Le personnage était très pittoresque, un peu bohème, bien qu’assez ponctuel employé. Indifférent à l’état de son costume et au jugement que l’on pouvait de son allure, on le rencontrait cheminant, et ruminant des vers ou des pensées, aux environs de Saint-Germain-des-Près, dans ce quartier studieux, pieux et spiritualisé par un glorieux passé dont il sentait vivement les charmes, tant invisibles que visibles. Il était de petite taille sous la cape démodée, l’œil bleu, attendri et sarcastique, la barbiche de faune en désordre. Dans sa conversation, se succédaient la drôlerie, la tendresse, l’éloquence et la plus fine élégance.
A-t-il assez vécu pour lire le fascicule de Poésie, en date d’octobre, mais tombé sur notre bureau en même temps que la nouvelle de sa mort, qui lui est en partie consacré. On y trouve une belle photographie de Fagus, une notice par Jacques Bergeal et quelques pages de poèmes.
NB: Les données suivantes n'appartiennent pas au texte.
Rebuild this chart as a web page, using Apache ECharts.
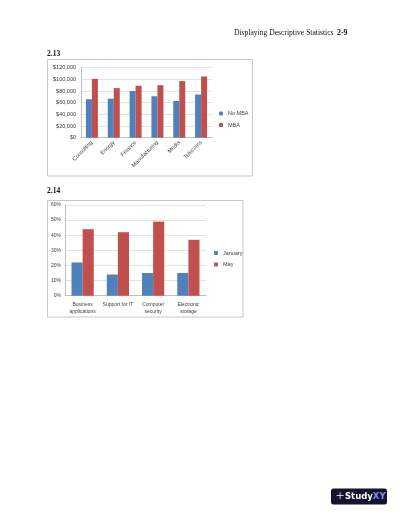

Citons celui-ci, donné en autographe et inédit sans doute, intitulé Là-haut sur la montagne :

LÀ-HAUT SUR LA MONTAGNE

O repos ! nature ! ô complices !
Des bois, des prés, ce ciel si beau,
Un ruisseau, nacre où le ciel glisse,
Et, j’ignore où, un chant d’oiseau ;

Le soir : un âne qui renâcle,
D’un crapaud, la plainte perdue,
Les étoiles en tabernacle,
Et, j’ignore où, un angélus ;

Impérissable soir d’été
Où dissolvent, toutes, souleurs,
Déluge de sérénité
Qui monte submerge les cœurs,

O nature, ô repos, spectacle
Au-dessus de moi suspendu,
O terreur : ce latent miracle,
Quoi, pour ce pauvre homme sans plus ?

Que faut-il, Seigneur, que je fasse,
Qu’ai-je fait pour tant mériter,
Seigneur, tout seul devant Ta Face,
Perdu dans Ton Éternité ?

Les anciens lecteurs de l’Almanach d’Action française n’ont pas oublié les admirables stances sur les canons pris à l’ennemi et entassés dans la cour de Versailles qu’il nous avait offerts pour l’almanach de 1919.